Pharmacologic ascorbate as a pro-drug for hydrogen peroxide release to kill mycobacteria. - GreenMedInfo Summary
Pharmacologic ascorbate as a pro-drug for hydrogen peroxide release to kill mycobacteria.
Biomed Pharmacother. 2019 Jan ;109:2119-2127. Epub 2018 Nov 27. PMID: 30551469
BACKGROUND AND PURPOSE: Tuberculosis is one of the most highly fatal diseases worldwide, and one-third of the world's population has been infected with Mycobacterium tuberculosis (M. tuberculosis). A previous study showed that M. tuberculosis was highly susceptible to being killed by ascorbate (i.e. vitamin C, VC), but the molecular mechanisms of the bactericidal activity of VC against M. tuberculosis are still not well understood.

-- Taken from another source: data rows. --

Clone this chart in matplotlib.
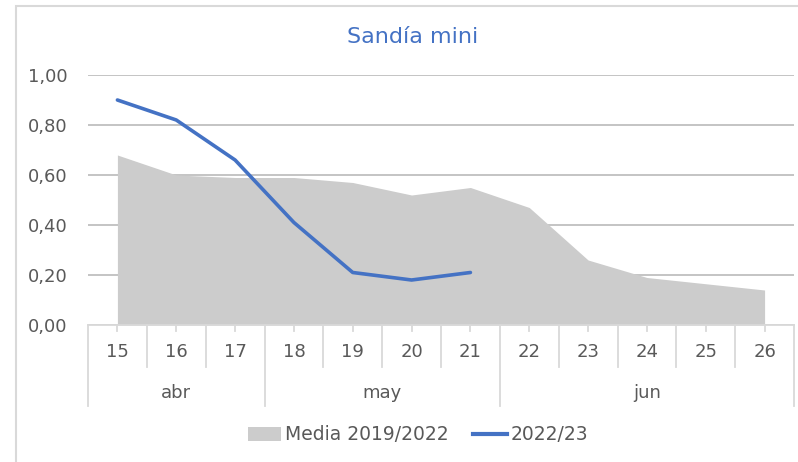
import matplotlib.pyplot as plt
from matplotlib.patches import Rectangle, Patch
from matplotlib.lines import Line2D

weeks = ['15', '16', '17', '18', '19', '20', '21', '22', '23', '24', '25', '26']
months = ['abr', 'may', 'jun']
month_counts = [3, 4, 5]
media = [0.68, 0.60, 0.59, 0.59, 0.57, 0.52, 0.55, 0.47, 0.26, 0.19, 0.165, 0.14]
temporada = [0.90, 0.82, 0.66, 0.41, 0.21, 0.18, 0.21]
yticks = [0.0, 0.2, 0.4, 0.6, 0.8, 1.0]

txt = '#595959'
blue = '#4472C4'
sep = '#D9D9D9'

plt.rcParams['font.family'] = ['DejaVu Sans']

fig = plt.figure(figsize=(7.98, 4.62), dpi=100)
W, H = 798, 462
ax = fig.add_axes([88 / W, 1 - 325 / H, (794 - 88) / W, 250 / H])

# chart border
fig.patches.append(Rectangle((16 / W, -0.1), 1.2, 1 - 6 / H + 0.1, transform=fig.transFigure,
                             fill=False, edgecolor='#D9D9D9', linewidth=1.5))

x = list(range(len(weeks)))
ax.fill_between(x, media, 0, color='#CCCCCC', linewidth=0, zorder=2)
ax.plot(x[:len(temporada)], temporada, color=blue, linewidth=2.6, zorder=3,
        solid_capstyle='round')

ax.set_xlim(-0.5, len(weeks) - 0.5)
ax.set_ylim(0, 1.0)
ax.set_yticks(yticks)
ax.set_yticklabels([f'{v:.2f}'.replace('.', ',') for v in yticks], color=txt, fontsize=13)
ax.tick_params(axis='y', length=0, pad=14.5)
ax.yaxis.grid(True, color='#BFBFBF', linewidth=1.3, zorder=1)
ax.set_axisbelow(True)
ax.set_xticks([])
for s in ['left', 'right', 'top']:
    ax.spines[s].set_visible(False)
ax.spines['bottom'].set_color(sep)
ax.spines['bottom'].set_linewidth(1.3)

tr = ax.get_xaxis_transform()
for i, w in enumerate(weeks):
    ax.text(i, -0.108, w, transform=tr, ha='center', va='center', color=txt, fontsize=13)
    ax.plot([i, i], [0, -0.022], transform=tr, color=sep, linewidth=1.3, clip_on=False)

bounds = [-0.5]
for c in month_counts:
    bounds.append(bounds[-1] + c)
for b in range(len(weeks) + 1):
    xb = b - 0.5
    long = xb in bounds
    ax.plot([xb, xb], [0, -0.324 if long else -0.168], transform=tr, color=sep,
            linewidth=1.3, clip_on=False)
for m, a, b in zip(months, bounds[:-1], bounds[1:]):
    ax.text((a + b) / 2, -0.272, m, transform=tr, ha='center', va='center', color=txt, fontsize=13)

fig.text(413 / W, 1 - 37 / H, 'Sandía mini', ha='center', va='center', color=blue, fontsize=16)

handles = [Patch(facecolor='#CCCCCC', edgecolor='none', label='Media 2019/2022'),
           Line2D([], [], color=blue, linewidth=3, label='2022/23')]
fig.legend(handles=handles, loc='center', bbox_to_anchor=(418 / W, 1 - 435 / H), ncol=2,
           frameon=False, fontsize=13.5, labelcolor=txt, handlelength=1.8, handletextpad=0.2,
           columnspacing=1.3)

fig.savefig('out.png', dpi=100)
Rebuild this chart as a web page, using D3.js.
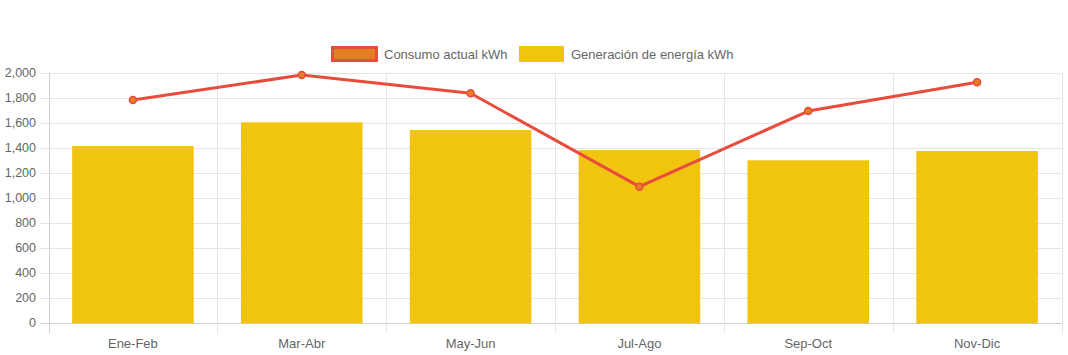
<!DOCTYPE html>
<html><head><meta charset="utf-8">
<script src="https://cdn.jsdelivr.net/npm/d3@7"></script>
<style>
html,body{margin:0;padding:0;background:#fff;}
svg{display:block;}
text{font-family:"Liberation Sans",Arial,sans-serif;}
</style></head>
<body>
<svg id="c" width="1068" height="355"></svg>
<script>
const categories = ["Ene-Feb","Mar-Abr","May-Jun","Jul-Ago","Sep-Oct","Nov-Dic"];
const consumo = [1786, 1986, 1840, 1093, 1698, 1928];
const generacion = [1418, 1608, 1546, 1386, 1304, 1378];
const yTicks = [0,200,400,600,800,1000,1200,1400,1600,1800,2000];
const seriesNames = ["Consumo actual kWh","Generación de energía kWh"];

const svg = d3.select("#c");
const L = 48.5, R = 1061.5, T = 73.3, B = 323.3;
const x = d3.scaleBand().domain(categories).range([L, R]).padding(0);
const y = d3.scaleLinear().domain([0, 2000]).range([B, T]);
const fmt = d3.format(",");

// horizontal grid + y tick marks
const gy = svg.append("g");
yTicks.forEach(t => {
  gy.append("line").attr("x1", 40).attr("x2", R).attr("y1", Math.round(y(t))+0.5).attr("y2", Math.round(y(t))+0.5)
    .attr("stroke", t===0 ? "#d0d0d0" : "#e5e5e5").attr("stroke-width", 1);
  gy.append("text").attr("x", 36).attr("y", Math.round(y(t))).attr("dy", "0.35em")
    .attr("text-anchor", "end").attr("font-size", 12.5).attr("fill", "#666").text(fmt(t));
});
// vertical grid lines
const bounds = categories.map(c => x(c)).concat([R]);
bounds.forEach((bx, i) => {
  svg.append("line").attr("x1", Math.round(bx)+0.5).attr("x2", Math.round(bx)+0.5)
    .attr("y1", T).attr("y2", B + 10)
    .attr("stroke", i===0 ? "#cfcfcf" : "#e5e5e5").attr("stroke-width", 1);
});
// x labels
categories.forEach(c => {
  svg.append("text").attr("x", x(c) + x.bandwidth()/2).attr("y", 343).attr("dy", "0.35em")
    .attr("text-anchor", "middle").attr("font-size", 13).attr("fill", "#666").text(c);
});
// bars
const bw = x.bandwidth() * 0.72;
svg.append("g").selectAll("rect").data(generacion).join("rect")
  .attr("x", (d,i) => x(categories[i]) + (x.bandwidth()-bw)/2)
  .attr("width", bw)
  .attr("y", d => y(d))
  .attr("height", d => B - y(d))
  .attr("fill", "#F1C40F");
// line
const line = d3.line().x((d,i) => x(categories[i]) + x.bandwidth()/2).y(d => y(d));
svg.append("path").datum(consumo).attr("d", line).attr("fill", "none")
  .attr("stroke", "#E74C3C").attr("stroke-width", 3).attr("stroke-linejoin", "round");
svg.append("g").selectAll("circle").data(consumo).join("circle")
  .attr("cx", (d,i) => x(categories[i]) + x.bandwidth()/2)
  .attr("cy", d => y(d)).attr("r", 3.5)
  .attr("fill", "#E67E22").attr("stroke", "#E74C3C").attr("stroke-width", 1.5);

// legend
const lg = svg.append("g");
lg.append("rect").attr("x", 332.5).attr("y", 47.5).attr("width", 44).attr("height", 13)
  .attr("fill", "#E67E22").attr("stroke", "#E74C3C").attr("stroke-width", 3);
lg.append("text").attr("x", 384).attr("y", 54.5).attr("dy", "0.35em").attr("font-size", 13)
  .attr("fill", "#666").text(seriesNames[0]);
lg.append("rect").attr("x", 519).attr("y", 46).attr("width", 45).attr("height", 16)
  .attr("fill", "#F1C40F");
lg.append("text").attr("x", 571).attr("y", 54.5).attr("dy", "0.35em").attr("font-size", 13)
  .attr("fill", "#666").text(seriesNames[1]);
</script>
</body></html>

EXPERIMENTAL APPROACH: We assayed the effects of VC as an anti-tuberculosis drug against mycobacteria (i.e. M. bovis BCG or M. tuberculosis H37Rv) in macrophages (i.e. RAW 264.7 cells). Relative global protein expression changes in 5 mM VC-treated and control samples of H37Rv were investigated by Tandem mass tag (TMT)-based quantitative proteomic analysis. qRT-PCR was also used to measure the differential expression of six intracellular stress response mycobacteria genes.
KEY RESULTS: Quantitative proteomic analysis showed that 11 peptide components including rip3, fdxA, Rv2028c, mtp, LH57_00670, hspX, pfkB, Rv1824, Rv1813c, LH57_08410 and Rv2030c were up-regulated and 17 peptide components were down-regulated in 5 mM VC-treated H37Rv compared with the control samples. qRT-PCR also verified that VC could induce the expression of six genes (hsp, fdxD, furA, devR, hspX, and dnaB) in BCG and H37Rv. We also found that exosomes from RAW 264.7 cells treated with pharmacologic VC could kill M. bovis BCG in vitro.
CONCLUSION AND IMPLICATIONS: Our results demonstrated that the bactericidal activity of VC against mycobacteria, as a pro-drug for hydrogen peroxide formation (HO), was dependent on reactive oxygen species production and the activated oxidative stress pathway, which suggested that pharmaceutical VC and exosomes from macrophages treated with VC could be used as potential anti-tuberculosis drugs.